Of course, there were other networking associations in Europe,
but RARE had been doing a pretty good job of setting up agreements. RIPE had become a RARE activity, a status certainly placing
it lower in the hierarchy than an association.
That left EARN. RARE had been engineering an acquisition and
merger of EARN, proposing that the two groups form as a way of
increasing their mutual power. Like a giant game of RISK, with
Europe under control, RARE was taking an active role in the international scene, participating in places like the Coordinating Committee for Intercontinental Research Networking (CCIRN) and
co-founding the Internet Society.
This wasn't everything, either. I learned that RARE had helped
form the European Workshop on Open Systems (EWOS) which
would help set up European OSI profiles. RARE was also part of
the European Telecommunications Standard Institute (ETSI), the official pan-European telecommunications standards body which was
worrying about issues like ISDN or 2 Mbps X.25 networks and had
joined the European Council of Telecommunications User Associations (ECTUA).
I left Kees' office with my head swimming.
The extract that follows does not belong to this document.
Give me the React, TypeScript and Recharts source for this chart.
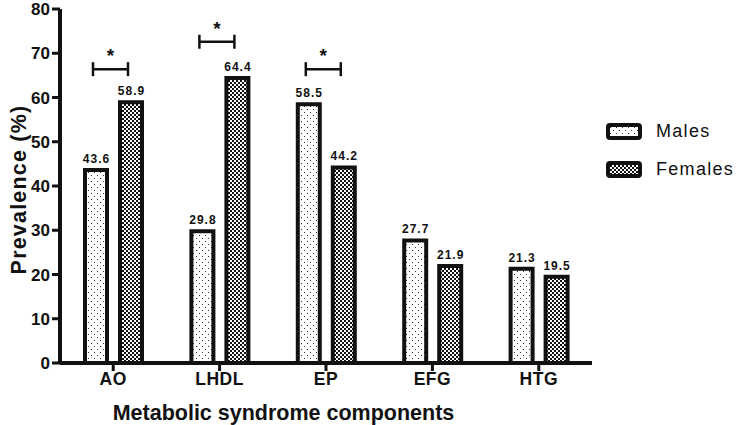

He had let me know
that he had to leave by 4:06. I had thought the departure time was a
bit odd, but it occurred to me that Kees was in the shopping center
of which the train station was a part and that he had probably
timed the walk down to the trains. Just in case he felt like getting a
jump on things, I left at 4:03.
Walking back to town, to keep warm, I went through all the new
acronyms I had learned, hoping that repeating them would generate
enough hot air to counteract the chill. Needing a cup of coffee and
a blank piece of paper to sort everything out, I ducked in out of the
cold into a little corner coffee shop with windows all fogged up a
definitely counterculture clientele.
Rubbing my hands to warm up, I stepped up to the counter to
order.
"Do you have a menu?" I asked the attendant who ambled over
from a table where he was playing chess.
He pointed down on the glass. I quickly realized that I was at
the wrong counter. This menu specialized in regional specialties.
The left hand side featured different kinds of hashish, ranging from
your basic Lebanese to your more exotic Nepalese. The 10 and 25
guilder columns contained how many grams (or portions of grams)
you got for your money. The right hand side of the menu was devoted to fine marijuanas, featuring orange bud, sinsemilla, and the
like.
Not needing to confuse myself even further, I went down the
steep spiral stairs to the coffee bar in the basement. There, amidst
the kids rolling joints, the din of pinball, and the very loud music, I
read through the stack of documents I had collected that day.